Cuán lejos quedan los tiempos en que Santiago Espot, con su cuadernito y su bolígrafo, recorría Barcelona en busca de comercios a los que delatar por no rotular en catalán. Ya nadie se acuerda de ese héroe solitario que apatrullaba la ciudad ejerciendo de soplón patriótico, porque ahora la cosa se ha profesionalizado y de esos asuntos se encarga una organización conocida como la ONG del catalán (o la Gestapo del catalán, según el punto de vista), y los métodos rupestres del señor Espot han quedado desfasados (nunca fue visto colándose en un colegio para ver en qué idioma hablaban los tiernos infantes, una iniciativa en la que Plataforma per la Llengua ha brillado con luz propia).

Al frente de dicha ONG está, desde hace años, un cirujano maxilofacial llamado Òscar Escuder, conocido por su vehemencia a la hora de defender ese idioma que, según él, va cayendo en desuso en Cataluña (razón no le falta: el castellano se ha impuesto claramente al catalán y la Resistance se reduce al 35% de la población: casi nunca sale bien intentar poner puertas al campo). Los rostros que arregla en el quirófano, los parte metafóricamente el doctor Escuder con sus multas lingüísticas, que ya se cuentan por centenares anualmente (el importe subió de algo más de 50.000 euros en 2014 a cerca de 410.000 en 2024), aunque Escuder se queja de que cada clatellot tarda un año en cobrarse por aquello de la proverbial lentitud de la justicia.

Sostiene el buen doctor que Plataforma per la Llengua se aguanta principalmente gracias a las cuotas que pagan sus socios (cerca de 30.000 catalanes apoquinan mensualmente su contribución), pero abundan los malpensados que apuntan a que son las subvenciones de la Generalitat las que mantienen más o menos llenas las arcas de la Gestapo del catalán (sobre la que hay sospechas de que las cuentas casi nunca están del todo claras).

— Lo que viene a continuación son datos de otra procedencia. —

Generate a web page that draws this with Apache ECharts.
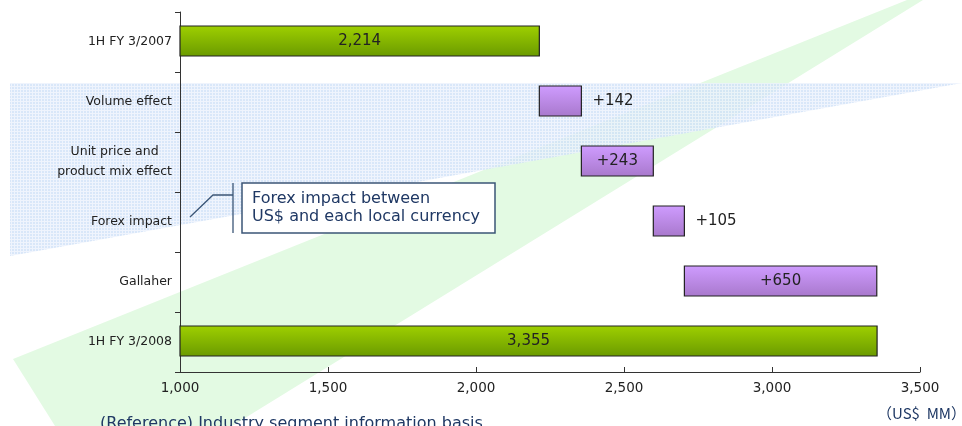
<!DOCTYPE html>
<html>
<head>
<meta charset="utf-8">
<script src="https://cdn.jsdelivr.net/npm/echarts@6/dist/echarts.min.js"></script>
<style>html,body{margin:0;padding:0;background:#fff}#c{width:962px;height:426px}</style>
</head>
<body>
<div id="c"></div>
<script>
// ---- data ----
const categories = ['1H FY 3/2007', 'Volume effect', 'Unit price and\nproduct mix effect', 'Forex impact', 'Gallaher', '1H FY 3/2008'];
const startTotal = 2214;
const deltas = [142, 243, 105, 650];
const endTotal = 3355;
const axisMin = 1000, axisMax = 3500, axisInterval = 500;
const unitLabel = '（US$  MM）';
const noteText = '(Reference) Industry segment information basis';
const calloutLines = ['Forex impact between', 'US$ and each local currency'];

// build waterfall items: [categoryIndex, start, end, value, kind]
const items = [];
items.push([0, axisMin, startTotal, startTotal, 'total']);
let run = startTotal;
deltas.forEach((d, i) => { items.push([i + 1, run, run + d, d, 'delta']); run += d; });
items.push([categories.length - 1, axisMin, endTotal, endTotal, 'total']);

const fmt = v => v.toLocaleString('en-US');
const FONT = '"DejaVu Sans", sans-serif';
const CJKFONT = '"Noto Sans CJK JP", "DejaVu Sans", sans-serif';

// blue dotted pattern
const pc = document.createElement('canvas');
pc.width = 3; pc.height = 3;
const pctx = pc.getContext('2d');
pctx.fillStyle = '#d0e1f8'; pctx.fillRect(0, 0, 3, 3);
pctx.fillStyle = '#ebf2fd'; pctx.fillRect(0, 2, 3, 1); pctx.fillRect(2, 0, 1, 3);

const greenGrad = new echarts.graphic.LinearGradient(0, 0, 0, 1, [
  { offset: 0, color: '#9fd000' }, { offset: 1, color: '#6a9a00' }]);
const purpleGrad = new echarts.graphic.LinearGradient(0, 0, 0, 1, [
  { offset: 0, color: '#cf9cff' }, { offset: 1, color: '#a878cc' }]);

const chart = echarts.init(document.getElementById('c'), null, { renderer: 'canvas' });
chart.setOption({
  animation: false,
  grid: { left: 180, right: 42, top: 12, bottom: 54, containLabel: false },
  xAxis: {
    type: 'value', min: axisMin, max: axisMax, interval: axisInterval,
    axisLine: { show: true, lineStyle: { color: '#333', width: 1 } },
    axisTick: { show: true, inside: true, length: 5, lineStyle: { color: '#333' } },
    splitLine: { show: false },
    axisLabel: { color: '#222', fontSize: 13.5, fontFamily: FONT, margin: 9, formatter: v => fmt(v) }
  },
  yAxis: {
    type: 'category', data: categories, inverse: true,
    axisLine: { show: true, lineStyle: { color: '#333', width: 1 } },
    axisTick: { show: true, length: 5, lineStyle: { color: '#333' } },
    axisLabel: {
      color: '#222', fontSize: 12.5, fontFamily: FONT, margin: 8, lineHeight: 20, align: 'right',
      formatter: v => v.indexOf('\n') >= 0 ? v.split('\n').map(s => '{c|' + s + '}').join('\n') : v,
      rich: { c: { align: 'center', fontSize: 12.5, fontFamily: FONT, color: '#222', lineHeight: 20 } }
    }
  },
  graphic: [
    { type: 'polygon', z: -20, silent: true,
      shape: { points: [[907, 0], [923, 0], [232, 426], [55, 426], [13, 359]] },
      style: { fill: '#e3fae3' } },
    { type: 'polygon', z: -10, silent: true,
      shape: { points: [[10, 83], [962, 83], [10, 256]] },
      style: { fill: { image: pc, repeat: 'repeat' }, opacity: 0.8 } },
    { type: 'polyline', z: 5, silent: true,
      shape: { points: [[190, 217], [213, 195], [233, 195]] },
      style: { stroke: '#3b5677', lineWidth: 1.3, fill: null } },
    { type: 'line', z: 5, silent: true,
      shape: { x1: 233, y1: 183, x2: 233, y2: 233 },
      style: { stroke: '#3b5677', lineWidth: 1.3 } },
    { type: 'rect', z: 5, silent: true,
      shape: { x: 242, y: 183, width: 253, height: 50 },
      style: { fill: '#fff', stroke: '#3b5677', lineWidth: 1.5 } },
    { type: 'text', z: 6, silent: true, left: 252, top: 190,
      style: { text: calloutLines.join('\n'), fill: '#1f3864', font: '16px ' + FONT, lineHeight: 18 } },
    { type: 'text', z: 6, silent: true, right: -4, top: 406,
      style: { text: unitLabel, fill: '#1f3864', font: '15px ' + CJKFONT, align: 'right' } },
    { type: 'text', z: 6, silent: true, left: 100, top: 416,
      style: { text: noteText, fill: '#1f3864', font: '16px ' + FONT } }
  ],
  series: [{
    type: 'custom',
    data: items,
    encode: { x: [1, 2], y: 0 },
    z: 10,
    renderItem: function (params, api) {
      const cat = api.value(0), x0 = api.value(1), x1 = api.value(2);
      const val = api.value(3);
      const kind = items[params.dataIndex][4];
      const p0 = api.coord([x0, cat]);
      const p1 = api.coord([x1, cat]);
      const h = 30;
      const w = p1[0] - p0[0];
      const label = kind === 'total' ? fmt(val) : '+' + fmt(val);
      const outside = w < 50;
      return {
        type: 'group',
        children: [
          { type: 'rect', shape: { x: p0[0], y: p0[1] - h / 2 - 1, width: w, height: h },
            style: { fill: kind === 'total' ? greenGrad : purpleGrad, stroke: '#222', lineWidth: 1.2 } },
          { type: 'text',
            style: { text: label, x: outside ? p1[0] + 11 : (p0[0] + p1[0]) / 2, y: p0[1] - 1,
              align: outside ? 'left' : 'center', verticalAlign: 'middle',
              fill: '#222', font: '15px ' + FONT } }
        ]
      };
    }
  }]
});
</script>
</body>
</html>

Òscar Escuder salió el otro día en TV3 quejándose de lo que se tarda en cobrar su impuesto revolucionario y de que el Govern no aplica la muy necesaria mano dura a los díscolos y disidentes lingüísticos, empeñados en que el negocio es suyo y, por consiguiente, pueden rotularlo en el idioma que les salga del níspero. Esa gentuza, claro está, propicia la delación, que puede convertirse, además, en un negocio muy interesante.

Veamos: la Generalitat se levanta una pasta guapa con las multas lingüísticas, muy útil para financiar embajadas fake y otras actividades de primera necesidad. Y de esa pasta sale la subvención para Plataforma per la Llengua (más de cuatro millones de euros en la última década). O sea, que el gobiernillo se dedica al caixacobri y el bueno de Escuder se lleva su tajada, con la que puede contratar a más soplones para que ejerzan su higiénica misión.

Cuantos más infractores, mayores las ganancias para esa empresa público-privada que es la Gestapo del catalán. Curiosamente, ni la Generalitat ni Plataforma per la Llengua se preguntan por los auténticos motivos del descenso en el uso del catalán, que atribuyen a los nyordos pertinaces a la hora de conservar su lengua, a los panchitos irredentos que se niegan a ver el parecido evidente entre las independencias sudamericanas y la catalana y a los malditos expats, que no es que impongan el castellano, sino que aún no se han apeado del inglés.

Si después de tantos años de inmersión lingüística y de delaciones patrióticas, el catalán está en su punto más bajo de utilización preeminente, ¿no será porque todo se ha hecho mal y de la manera menos atractiva posible? Es indudable que los idiomas fuertes y con una enorme cantidad de hablantes, como el español y el inglés, tienen las de ganar en un mundo globalizado, pero creo que ha quedado claro que la imposición y las amenazas financieras no son la mejor manera de echarle una mano a una lengua minoritaria.

De todos modos, es poco probable que el Govern y el doctor Escuder lleguen jamás a esa conclusión: perderían dinero.